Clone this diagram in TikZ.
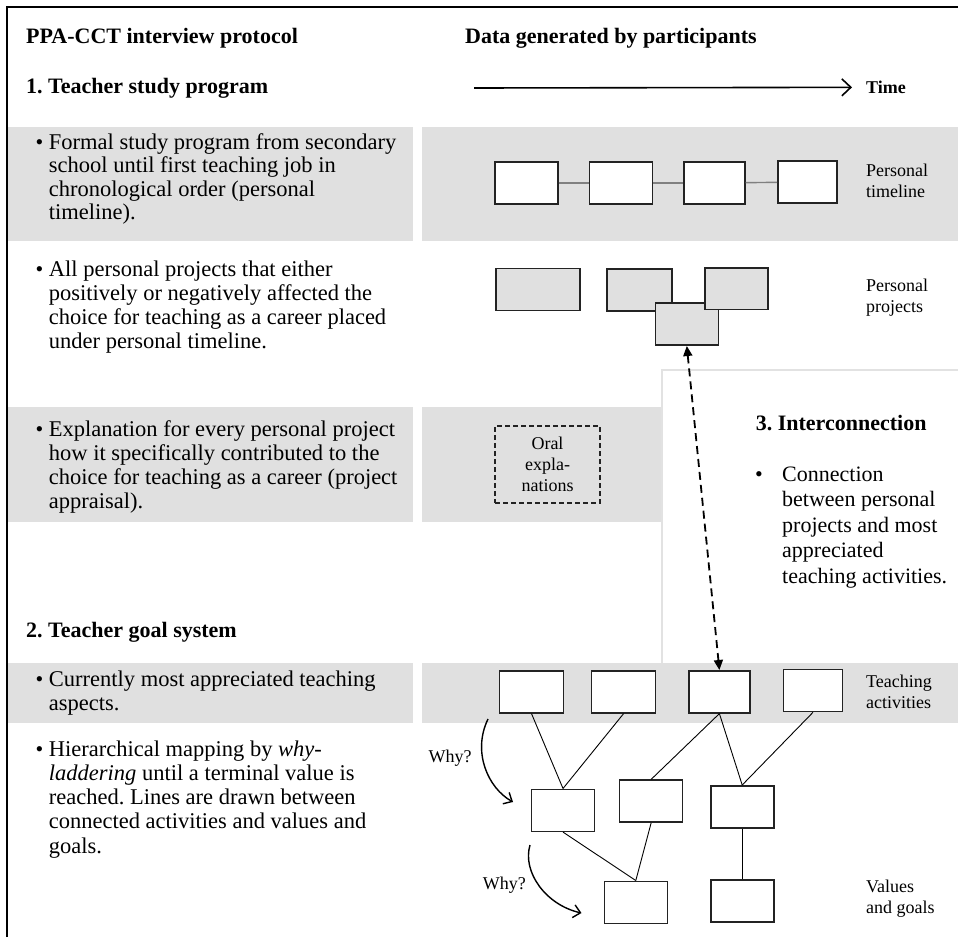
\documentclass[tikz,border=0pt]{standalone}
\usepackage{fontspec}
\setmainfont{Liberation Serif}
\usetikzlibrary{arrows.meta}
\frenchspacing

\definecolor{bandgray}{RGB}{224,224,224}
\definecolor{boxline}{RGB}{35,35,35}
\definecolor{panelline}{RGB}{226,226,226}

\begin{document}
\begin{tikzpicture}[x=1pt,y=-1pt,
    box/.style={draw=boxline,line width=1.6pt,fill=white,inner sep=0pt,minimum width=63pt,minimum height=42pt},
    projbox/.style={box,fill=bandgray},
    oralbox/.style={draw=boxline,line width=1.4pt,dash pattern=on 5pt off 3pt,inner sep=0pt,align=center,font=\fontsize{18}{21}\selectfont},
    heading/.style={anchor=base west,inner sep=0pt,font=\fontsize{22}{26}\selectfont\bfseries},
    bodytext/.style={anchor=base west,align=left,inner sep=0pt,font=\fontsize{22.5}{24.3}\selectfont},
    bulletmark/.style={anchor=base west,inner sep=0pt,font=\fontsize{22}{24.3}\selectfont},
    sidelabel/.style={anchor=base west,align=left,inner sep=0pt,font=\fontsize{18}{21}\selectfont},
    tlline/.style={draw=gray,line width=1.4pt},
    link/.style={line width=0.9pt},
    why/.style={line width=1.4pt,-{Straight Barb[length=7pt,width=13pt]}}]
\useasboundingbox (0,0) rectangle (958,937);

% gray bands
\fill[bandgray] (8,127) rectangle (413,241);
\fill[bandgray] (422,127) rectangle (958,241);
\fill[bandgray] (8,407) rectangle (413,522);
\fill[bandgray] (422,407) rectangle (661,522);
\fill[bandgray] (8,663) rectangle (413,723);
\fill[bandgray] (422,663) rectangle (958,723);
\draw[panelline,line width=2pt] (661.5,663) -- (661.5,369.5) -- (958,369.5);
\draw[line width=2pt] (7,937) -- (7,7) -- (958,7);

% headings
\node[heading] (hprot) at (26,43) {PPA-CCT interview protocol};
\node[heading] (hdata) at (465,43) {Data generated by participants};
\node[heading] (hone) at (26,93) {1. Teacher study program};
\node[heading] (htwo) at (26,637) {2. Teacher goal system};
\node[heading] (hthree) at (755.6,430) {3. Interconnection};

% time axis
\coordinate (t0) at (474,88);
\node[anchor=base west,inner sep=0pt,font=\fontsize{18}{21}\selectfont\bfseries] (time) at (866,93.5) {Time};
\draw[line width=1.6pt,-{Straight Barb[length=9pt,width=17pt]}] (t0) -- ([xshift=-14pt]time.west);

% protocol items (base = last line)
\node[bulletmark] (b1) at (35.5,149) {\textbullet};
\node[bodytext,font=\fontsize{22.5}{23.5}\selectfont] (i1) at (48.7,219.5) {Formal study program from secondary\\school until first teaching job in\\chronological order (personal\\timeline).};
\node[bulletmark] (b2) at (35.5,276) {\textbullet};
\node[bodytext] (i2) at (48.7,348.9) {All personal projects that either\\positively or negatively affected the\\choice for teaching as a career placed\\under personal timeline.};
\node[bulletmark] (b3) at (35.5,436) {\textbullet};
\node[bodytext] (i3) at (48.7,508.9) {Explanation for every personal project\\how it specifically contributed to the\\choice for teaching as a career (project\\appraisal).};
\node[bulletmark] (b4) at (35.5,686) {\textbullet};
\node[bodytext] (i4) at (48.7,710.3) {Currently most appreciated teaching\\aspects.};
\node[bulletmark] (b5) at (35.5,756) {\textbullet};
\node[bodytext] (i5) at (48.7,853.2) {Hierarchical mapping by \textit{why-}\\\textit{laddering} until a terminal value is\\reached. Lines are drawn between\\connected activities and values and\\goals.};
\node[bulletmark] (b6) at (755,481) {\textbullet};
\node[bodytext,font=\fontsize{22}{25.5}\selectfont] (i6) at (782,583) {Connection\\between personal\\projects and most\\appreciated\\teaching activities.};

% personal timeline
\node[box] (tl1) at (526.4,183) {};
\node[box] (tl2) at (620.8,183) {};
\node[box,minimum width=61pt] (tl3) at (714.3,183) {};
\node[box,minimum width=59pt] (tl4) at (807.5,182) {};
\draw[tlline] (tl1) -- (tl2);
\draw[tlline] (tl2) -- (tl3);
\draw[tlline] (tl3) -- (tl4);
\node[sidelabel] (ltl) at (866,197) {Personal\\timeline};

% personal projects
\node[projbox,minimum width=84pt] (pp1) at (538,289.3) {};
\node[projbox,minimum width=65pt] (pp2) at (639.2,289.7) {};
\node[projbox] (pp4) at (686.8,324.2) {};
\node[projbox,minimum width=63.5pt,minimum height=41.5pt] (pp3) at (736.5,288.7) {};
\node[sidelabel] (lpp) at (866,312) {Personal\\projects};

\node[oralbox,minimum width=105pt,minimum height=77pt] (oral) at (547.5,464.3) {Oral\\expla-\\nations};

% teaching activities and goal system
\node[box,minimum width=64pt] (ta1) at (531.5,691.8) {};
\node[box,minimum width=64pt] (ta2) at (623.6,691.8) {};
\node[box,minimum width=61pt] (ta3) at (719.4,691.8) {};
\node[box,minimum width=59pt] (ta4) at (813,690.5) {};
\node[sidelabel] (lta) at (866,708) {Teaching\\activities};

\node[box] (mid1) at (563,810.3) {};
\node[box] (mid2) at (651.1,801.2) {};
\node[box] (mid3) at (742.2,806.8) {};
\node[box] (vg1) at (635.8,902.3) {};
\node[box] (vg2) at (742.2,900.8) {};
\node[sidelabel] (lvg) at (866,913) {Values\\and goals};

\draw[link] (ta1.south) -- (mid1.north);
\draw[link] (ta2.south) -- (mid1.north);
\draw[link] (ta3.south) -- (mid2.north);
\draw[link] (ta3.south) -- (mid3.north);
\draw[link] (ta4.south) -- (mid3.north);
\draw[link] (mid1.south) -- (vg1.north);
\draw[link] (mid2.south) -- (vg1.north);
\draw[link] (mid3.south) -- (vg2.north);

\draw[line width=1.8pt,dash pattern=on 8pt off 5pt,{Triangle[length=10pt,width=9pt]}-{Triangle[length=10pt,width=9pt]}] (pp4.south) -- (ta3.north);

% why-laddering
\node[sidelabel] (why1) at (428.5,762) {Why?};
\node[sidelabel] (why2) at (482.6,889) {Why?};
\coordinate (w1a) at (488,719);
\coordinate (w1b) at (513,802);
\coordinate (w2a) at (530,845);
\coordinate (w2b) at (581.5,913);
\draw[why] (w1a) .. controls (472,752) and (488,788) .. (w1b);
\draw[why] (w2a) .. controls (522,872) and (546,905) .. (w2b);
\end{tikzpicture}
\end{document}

* STATED TASK *
Print the complete listing exactly, apart from any pictures.

* WORKED SOLUTION *
Clone this diagram in TikZ.
\documentclass[tikz,border=0pt]{standalone}
\usepackage{fontspec}
\setmainfont{Liberation Serif}
\usetikzlibrary{arrows.meta}
\frenchspacing

\definecolor{bandgray}{RGB}{224,224,224}
\definecolor{boxline}{RGB}{35,35,35}
\definecolor{panelline}{RGB}{226,226,226}

\begin{document}
\begin{tikzpicture}[x=1pt,y=-1pt,
    box/.style={draw=boxline,line width=1.6pt,fill=white,inner sep=0pt,minimum width=63pt,minimum height=42pt},
    projbox/.style={box,fill=bandgray},
    oralbox/.style={draw=boxline,line width=1.4pt,dash pattern=on 5pt off 3pt,inner sep=0pt,align=center,font=\fontsize{18}{21}\selectfont},
    heading/.style={anchor=base west,inner sep=0pt,font=\fontsize{22}{26}\selectfont\bfseries},
    bodytext/.style={anchor=base west,align=left,inner sep=0pt,font=\fontsize{22.5}{24.3}\selectfont},
    bulletmark/.style={anchor=base west,inner sep=0pt,font=\fontsize{22}{24.3}\selectfont},
    sidelabel/.style={anchor=base west,align=left,inner sep=0pt,font=\fontsize{18}{21}\selectfont},
    tlline/.style={draw=gray,line width=1.4pt},
    link/.style={line width=0.9pt},
    why/.style={line width=1.4pt,-{Straight Barb[length=7pt,width=13pt]}}]
\useasboundingbox (0,0) rectangle (958,937);

% gray bands
\fill[bandgray] (8,127) rectangle (413,241);
\fill[bandgray] (422,127) rectangle (958,241);
\fill[bandgray] (8,407) rectangle (413,522);
\fill[bandgray] (422,407) rectangle (661,522);
\fill[bandgray] (8,663) rectangle (413,723);
\fill[bandgray] (422,663) rectangle (958,723);
\draw[panelline,line width=2pt] (661.5,663) -- (661.5,369.5) -- (958,369.5);
\draw[line width=2pt] (7,937) -- (7,7) -- (958,7);

% headings
\node[heading] (hprot) at (26,43) {PPA-CCT interview protocol};
\node[heading] (hdata) at (465,43) {Data generated by participants};
\node[heading] (hone) at (26,93) {1. Teacher study program};
\node[heading] (htwo) at (26,637) {2. Teacher goal system};
\node[heading] (hthree) at (755.6,430) {3. Interconnection};

% time axis
\coordinate (t0) at (474,88);
\node[anchor=base west,inner sep=0pt,font=\fontsize{18}{21}\selectfont\bfseries] (time) at (866,93.5) {Time};
\draw[line width=1.6pt,-{Straight Barb[length=9pt,width=17pt]}] (t0) -- ([xshift=-14pt]time.west);

% protocol items (base = last line)
\node[bulletmark] (b1) at (35.5,149) {\textbullet};
\node[bodytext,font=\fontsize{22.5}{23.5}\selectfont] (i1) at (48.7,219.5) {Formal study program from secondary\\school until first teaching job in\\chronological order (personal\\timeline).};
\node[bulletmark] (b2) at (35.5,276) {\textbullet};
\node[bodytext] (i2) at (48.7,348.9) {All personal projects that either\\positively or negatively affected the\\choice for teaching as a career placed\\under personal timeline.};
\node[bulletmark] (b3) at (35.5,436) {\textbullet};
\node[bodytext] (i3) at (48.7,508.9) {Explanation for every personal project\\how it specifically contributed to the\\choice for teaching as a career (project\\appraisal).};
\node[bulletmark] (b4) at (35.5,686) {\textbullet};
\node[bodytext] (i4) at (48.7,710.3) {Currently most appreciated teaching\\aspects.};
\node[bulletmark] (b5) at (35.5,756) {\textbullet};
\node[bodytext] (i5) at (48.7,853.2) {Hierarchical mapping by \textit{why-}\\\textit{laddering} until a terminal value is\\reached. Lines are drawn between\\connected activities and values and\\goals.};
\node[bulletmark] (b6) at (755,481) {\textbullet};
\node[bodytext,font=\fontsize{22}{25.5}\selectfont] (i6) at (782,583) {Connection\\between personal\\projects and most\\appreciated\\teaching activities.};

% personal timeline
\node[box] (tl1) at (526.4,183) {};
\node[box] (tl2) at (620.8,183) {};
\node[box,minimum width=61pt] (tl3) at (714.3,183) {};
\node[box,minimum width=59pt] (tl4) at (807.5,182) {};
\draw[tlline] (tl1) -- (tl2);
\draw[tlline] (tl2) -- (tl3);
\draw[tlline] (tl3) -- (tl4);
\node[sidelabel] (ltl) at (866,197) {Personal\\timeline};

% personal projects
\node[projbox,minimum width=84pt] (pp1) at (538,289.3) {};
\node[projbox,minimum width=65pt] (pp2) at (639.2,289.7) {};
\node[projbox] (pp4) at (686.8,324.2) {};
\node[projbox,minimum width=63.5pt,minimum height=41.5pt] (pp3) at (736.5,288.7) {};
\node[sidelabel] (lpp) at (866,312) {Personal\\projects};

\node[oralbox,minimum width=105pt,minimum height=77pt] (oral) at (547.5,464.3) {Oral\\expla-\\nations};

% teaching activities and goal system
\node[box,minimum width=64pt] (ta1) at (531.5,691.8) {};
\node[box,minimum width=64pt] (ta2) at (623.6,691.8) {};
\node[box,minimum width=61pt] (ta3) at (719.4,691.8) {};
\node[box,minimum width=59pt] (ta4) at (813,690.5) {};
\node[sidelabel] (lta) at (866,708) {Teaching\\activities};

\node[box] (mid1) at (563,810.3) {};
\node[box] (mid2) at (651.1,801.2) {};
\node[box] (mid3) at (742.2,806.8) {};
\node[box] (vg1) at (635.8,902.3) {};
\node[box] (vg2) at (742.2,900.8) {};
\node[sidelabel] (lvg) at (866,913) {Values\\and goals};

\draw[link] (ta1.south) -- (mid1.north);
\draw[link] (ta2.south) -- (mid1.north);
\draw[link] (ta3.south) -- (mid2.north);
\draw[link] (ta3.south) -- (mid3.north);
\draw[link] (ta4.south) -- (mid3.north);
\draw[link] (mid1.south) -- (vg1.north);
\draw[link] (mid2.south) -- (vg1.north);
\draw[link] (mid3.south) -- (vg2.north);

\draw[line width=1.8pt,dash pattern=on 8pt off 5pt,{Triangle[length=10pt,width=9pt]}-{Triangle[length=10pt,width=9pt]}] (pp4.south) -- (ta3.north);

% why-laddering
\node[sidelabel] (why1) at (428.5,762) {Why?};
\node[sidelabel] (why2) at (482.6,889) {Why?};
\coordinate (w1a) at (488,719);
\coordinate (w1b) at (513,802);
\coordinate (w2a) at (530,845);
\coordinate (w2b) at (581.5,913);
\draw[why] (w1a) .. controls (472,752) and (488,788) .. (w1b);
\draw[why] (w2a) .. controls (522,872) and (546,905) .. (w2b);
\end{tikzpicture}
\end{document}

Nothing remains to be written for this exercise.